Maryang-ri Camellia Forest is a camellia forest located in Maryang-ri, Seocheon-gun, Chungcheongnam-do. It is one of the 8 Scenic Spots of Seocheon and was designated as Natural Monument No.169 in 1965. There are about 85 aerials of camellia trees over 500 years old in this area and has a dense forest of 8,265 m2.

Located in Maryang-ri, the forest is situated on a low hill about 4.5 kilometers away from the coast of Seodo Elementary School. At the top of the hill there is a small pavilion called Dongbaekjeong. 'Dongbaekjeong' means a pavilion with camellia blossoms. From late March to early May, you can enjoy the camellia blossom from here. The scenery of the West Sea in the 'Dongbaekjeong' is beautiful.

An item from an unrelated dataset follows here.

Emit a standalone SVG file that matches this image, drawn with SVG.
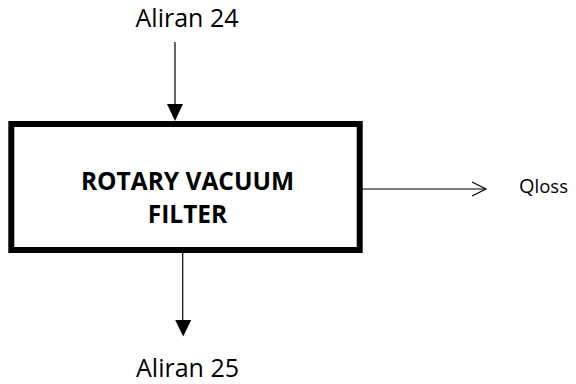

Especially, there is an 'Oryeokdo' island in the front of the pavilion, and the scenery of the island and the sea looks great. The western forest of Maryang-ri suffers strong winds, and there are only a few left. About 70 trees are distributed in the east of the forest. The camellia tree, a member of the tea family, is a warm temperate zone evergreen tree that grows up to seven meters tall. However, the trees here are about two meters tall, and is spread by the strong wind.

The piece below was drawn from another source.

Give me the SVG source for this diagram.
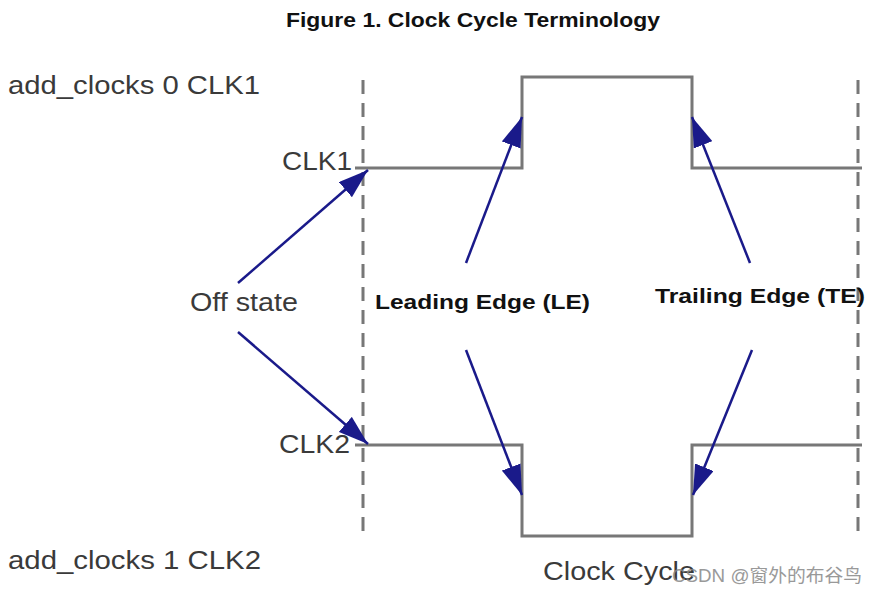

The forest is one of the few camellia forests in South Korea. The area is visited by many tourists because of its geographical characteristics, and a place where both sunrises and sunsets may be seen. During the year end and New Year's, the festival is held at Maryang Port, and various events such as Si-nangsong (poetry recitation), fireworks, and balloons are held.

On the opposite side of the Maryang-ri Camellia Forest, there is a Seocheon Thermal Power Plant. It is the first plant in South Chungcheong Province, constructed in Chungcheongnam-do in 1984. And the generating capacity of the thermoelectric power plant is 400,000 kW.